#### PROBLEM TO SOLVE
Reproduce exactly and only the lines running from the one with "The picture is" through the one with "fig = plt.figure(figsize=(W", both end lines included.

#### SOURCE EXCERPT
________________________

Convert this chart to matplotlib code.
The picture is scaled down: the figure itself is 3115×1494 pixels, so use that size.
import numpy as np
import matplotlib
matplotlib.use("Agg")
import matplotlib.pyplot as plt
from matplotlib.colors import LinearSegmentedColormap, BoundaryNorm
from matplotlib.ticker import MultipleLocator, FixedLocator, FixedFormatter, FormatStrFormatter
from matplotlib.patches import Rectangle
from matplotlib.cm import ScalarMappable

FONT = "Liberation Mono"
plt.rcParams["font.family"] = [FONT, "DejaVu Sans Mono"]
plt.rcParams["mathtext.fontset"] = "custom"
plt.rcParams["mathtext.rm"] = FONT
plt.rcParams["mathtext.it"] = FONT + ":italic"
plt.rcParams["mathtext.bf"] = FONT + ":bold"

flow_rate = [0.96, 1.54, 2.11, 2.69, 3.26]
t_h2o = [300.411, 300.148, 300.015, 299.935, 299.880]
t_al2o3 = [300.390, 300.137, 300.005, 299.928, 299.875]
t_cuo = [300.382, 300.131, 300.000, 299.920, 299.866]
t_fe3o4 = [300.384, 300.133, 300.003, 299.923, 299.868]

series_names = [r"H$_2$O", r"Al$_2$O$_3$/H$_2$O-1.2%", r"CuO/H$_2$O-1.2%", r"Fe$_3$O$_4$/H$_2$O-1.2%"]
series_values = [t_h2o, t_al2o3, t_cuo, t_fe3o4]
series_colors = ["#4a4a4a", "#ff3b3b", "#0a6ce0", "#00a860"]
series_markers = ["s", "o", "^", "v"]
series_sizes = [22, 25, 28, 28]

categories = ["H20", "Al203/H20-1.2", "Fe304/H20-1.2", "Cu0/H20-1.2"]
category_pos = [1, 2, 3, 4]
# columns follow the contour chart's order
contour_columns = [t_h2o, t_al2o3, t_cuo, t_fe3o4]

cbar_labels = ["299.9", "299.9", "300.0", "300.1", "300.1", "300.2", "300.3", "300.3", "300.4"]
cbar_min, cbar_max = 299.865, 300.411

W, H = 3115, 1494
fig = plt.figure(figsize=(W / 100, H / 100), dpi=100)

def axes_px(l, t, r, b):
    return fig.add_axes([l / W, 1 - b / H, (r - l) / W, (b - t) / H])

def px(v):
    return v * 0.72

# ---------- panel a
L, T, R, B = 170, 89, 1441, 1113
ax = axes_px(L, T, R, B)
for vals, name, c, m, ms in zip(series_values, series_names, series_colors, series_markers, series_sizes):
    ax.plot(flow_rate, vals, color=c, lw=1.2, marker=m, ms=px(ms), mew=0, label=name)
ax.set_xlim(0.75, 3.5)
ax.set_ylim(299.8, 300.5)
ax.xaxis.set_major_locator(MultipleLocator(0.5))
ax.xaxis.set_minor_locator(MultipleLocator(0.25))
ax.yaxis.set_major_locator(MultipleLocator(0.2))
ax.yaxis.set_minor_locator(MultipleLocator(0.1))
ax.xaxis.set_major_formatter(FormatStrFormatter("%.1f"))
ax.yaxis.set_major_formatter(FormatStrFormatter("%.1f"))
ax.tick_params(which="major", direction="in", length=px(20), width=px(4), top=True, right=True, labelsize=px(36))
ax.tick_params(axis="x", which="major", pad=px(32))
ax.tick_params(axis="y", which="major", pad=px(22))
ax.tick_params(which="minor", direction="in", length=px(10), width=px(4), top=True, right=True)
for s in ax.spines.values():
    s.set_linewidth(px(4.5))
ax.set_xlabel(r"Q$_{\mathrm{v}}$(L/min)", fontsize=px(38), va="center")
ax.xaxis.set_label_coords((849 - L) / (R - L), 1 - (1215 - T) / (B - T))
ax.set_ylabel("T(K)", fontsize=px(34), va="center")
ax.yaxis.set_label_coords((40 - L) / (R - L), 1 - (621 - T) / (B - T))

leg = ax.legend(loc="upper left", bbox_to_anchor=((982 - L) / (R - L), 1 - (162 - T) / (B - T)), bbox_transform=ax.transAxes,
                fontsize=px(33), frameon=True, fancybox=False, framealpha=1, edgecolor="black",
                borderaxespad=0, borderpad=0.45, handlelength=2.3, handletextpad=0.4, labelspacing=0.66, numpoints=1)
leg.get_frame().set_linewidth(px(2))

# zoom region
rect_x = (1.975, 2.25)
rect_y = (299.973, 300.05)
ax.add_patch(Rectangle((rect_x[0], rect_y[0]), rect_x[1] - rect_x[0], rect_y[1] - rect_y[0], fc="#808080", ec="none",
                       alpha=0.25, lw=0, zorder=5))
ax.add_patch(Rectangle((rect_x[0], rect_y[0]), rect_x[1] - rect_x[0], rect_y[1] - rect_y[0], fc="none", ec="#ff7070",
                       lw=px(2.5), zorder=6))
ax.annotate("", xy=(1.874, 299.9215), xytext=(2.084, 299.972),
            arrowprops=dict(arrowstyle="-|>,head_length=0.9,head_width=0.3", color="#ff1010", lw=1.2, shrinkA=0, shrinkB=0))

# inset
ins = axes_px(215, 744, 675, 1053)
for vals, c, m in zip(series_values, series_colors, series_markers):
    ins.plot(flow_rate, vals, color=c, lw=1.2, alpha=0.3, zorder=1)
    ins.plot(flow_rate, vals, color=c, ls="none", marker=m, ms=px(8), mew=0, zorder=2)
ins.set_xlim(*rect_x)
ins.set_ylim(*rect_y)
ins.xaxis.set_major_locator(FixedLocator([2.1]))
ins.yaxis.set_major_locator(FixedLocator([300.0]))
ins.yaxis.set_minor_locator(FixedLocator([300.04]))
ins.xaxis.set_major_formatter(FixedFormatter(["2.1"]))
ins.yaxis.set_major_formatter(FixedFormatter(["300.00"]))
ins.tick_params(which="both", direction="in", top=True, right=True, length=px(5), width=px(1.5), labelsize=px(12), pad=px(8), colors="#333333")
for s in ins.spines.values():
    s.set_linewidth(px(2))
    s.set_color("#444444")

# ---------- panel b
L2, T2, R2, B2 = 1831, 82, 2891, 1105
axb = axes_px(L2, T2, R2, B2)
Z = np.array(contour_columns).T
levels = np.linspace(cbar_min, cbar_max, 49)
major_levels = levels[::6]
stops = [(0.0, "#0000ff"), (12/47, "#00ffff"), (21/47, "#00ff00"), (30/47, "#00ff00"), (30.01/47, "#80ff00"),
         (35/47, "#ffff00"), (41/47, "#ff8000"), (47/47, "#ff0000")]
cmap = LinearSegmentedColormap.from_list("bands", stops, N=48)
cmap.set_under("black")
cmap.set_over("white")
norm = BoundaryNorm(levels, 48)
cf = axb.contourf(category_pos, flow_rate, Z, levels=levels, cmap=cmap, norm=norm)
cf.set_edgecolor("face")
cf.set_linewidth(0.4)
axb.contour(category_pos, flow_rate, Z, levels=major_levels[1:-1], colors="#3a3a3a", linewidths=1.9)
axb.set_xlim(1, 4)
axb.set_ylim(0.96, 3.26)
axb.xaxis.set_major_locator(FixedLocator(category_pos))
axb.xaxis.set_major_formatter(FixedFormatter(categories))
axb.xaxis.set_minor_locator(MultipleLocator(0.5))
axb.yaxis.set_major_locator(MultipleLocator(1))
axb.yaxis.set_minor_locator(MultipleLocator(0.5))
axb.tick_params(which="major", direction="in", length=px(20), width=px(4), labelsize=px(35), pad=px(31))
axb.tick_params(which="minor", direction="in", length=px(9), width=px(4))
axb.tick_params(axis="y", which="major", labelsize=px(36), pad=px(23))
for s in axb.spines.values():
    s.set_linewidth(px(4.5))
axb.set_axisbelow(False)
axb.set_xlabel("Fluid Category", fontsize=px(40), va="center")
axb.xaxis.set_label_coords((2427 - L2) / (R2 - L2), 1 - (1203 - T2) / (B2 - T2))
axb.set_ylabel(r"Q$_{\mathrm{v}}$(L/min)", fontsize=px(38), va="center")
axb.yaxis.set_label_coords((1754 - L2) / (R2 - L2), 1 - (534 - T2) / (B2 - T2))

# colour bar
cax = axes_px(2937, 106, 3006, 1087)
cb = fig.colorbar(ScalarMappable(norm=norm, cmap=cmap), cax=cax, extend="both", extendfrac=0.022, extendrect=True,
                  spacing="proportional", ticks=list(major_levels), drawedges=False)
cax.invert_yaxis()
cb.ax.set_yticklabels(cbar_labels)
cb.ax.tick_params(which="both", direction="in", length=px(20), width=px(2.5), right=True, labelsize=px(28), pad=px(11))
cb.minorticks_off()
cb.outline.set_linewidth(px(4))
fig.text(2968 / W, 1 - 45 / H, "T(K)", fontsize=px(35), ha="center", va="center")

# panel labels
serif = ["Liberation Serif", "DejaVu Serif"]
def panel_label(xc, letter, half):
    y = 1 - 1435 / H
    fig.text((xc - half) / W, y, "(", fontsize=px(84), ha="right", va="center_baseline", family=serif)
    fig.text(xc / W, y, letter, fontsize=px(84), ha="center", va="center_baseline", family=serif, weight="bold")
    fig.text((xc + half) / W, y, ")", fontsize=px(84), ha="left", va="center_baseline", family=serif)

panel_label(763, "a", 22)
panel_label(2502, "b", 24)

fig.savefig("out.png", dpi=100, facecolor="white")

________________________

#### EXERCISE RESPONSE
The picture is scaled down: the figure itself is 3115×1494 pixels, so use that size.
import numpy as np
import matplotlib
matplotlib.use("Agg")
import matplotlib.pyplot as plt
from matplotlib.colors import LinearSegmentedColormap, BoundaryNorm
from matplotlib.ticker import MultipleLocator, FixedLocator, FixedFormatter, FormatStrFormatter
from matplotlib.patches import Rectangle
from matplotlib.cm import ScalarMappable

FONT = "Liberation Mono"
plt.rcParams["font.family"] = [FONT, "DejaVu Sans Mono"]
plt.rcParams["mathtext.fontset"] = "custom"
plt.rcParams["mathtext.rm"] = FONT
plt.rcParams["mathtext.it"] = FONT + ":italic"
plt.rcParams["mathtext.bf"] = FONT + ":bold"

flow_rate = [0.96, 1.54, 2.11, 2.69, 3.26]
t_h2o = [300.411, 300.148, 300.015, 299.935, 299.880]
t_al2o3 = [300.390, 300.137, 300.005, 299.928, 299.875]
t_cuo = [300.382, 300.131, 300.000, 299.920, 299.866]
t_fe3o4 = [300.384, 300.133, 300.003, 299.923, 299.868]

series_names = [r"H$_2$O", r"Al$_2$O$_3$/H$_2$O-1.2%", r"CuO/H$_2$O-1.2%", r"Fe$_3$O$_4$/H$_2$O-1.2%"]
series_values = [t_h2o, t_al2o3, t_cuo, t_fe3o4]
series_colors = ["#4a4a4a", "#ff3b3b", "#0a6ce0", "#00a860"]
series_markers = ["s", "o", "^", "v"]
series_sizes = [22, 25, 28, 28]

categories = ["H20", "Al203/H20-1.2", "Fe304/H20-1.2", "Cu0/H20-1.2"]
category_pos = [1, 2, 3, 4]
# columns follow the contour chart's order
contour_columns = [t_h2o, t_al2o3, t_cuo, t_fe3o4]

cbar_labels = ["299.9", "299.9", "300.0", "300.1", "300.1", "300.2", "300.3", "300.3", "300.4"]
cbar_min, cbar_max = 299.865, 300.411

W, H = 3115, 1494
fig = plt.figure(figsize=(W / 100, H / 100), dpi=100)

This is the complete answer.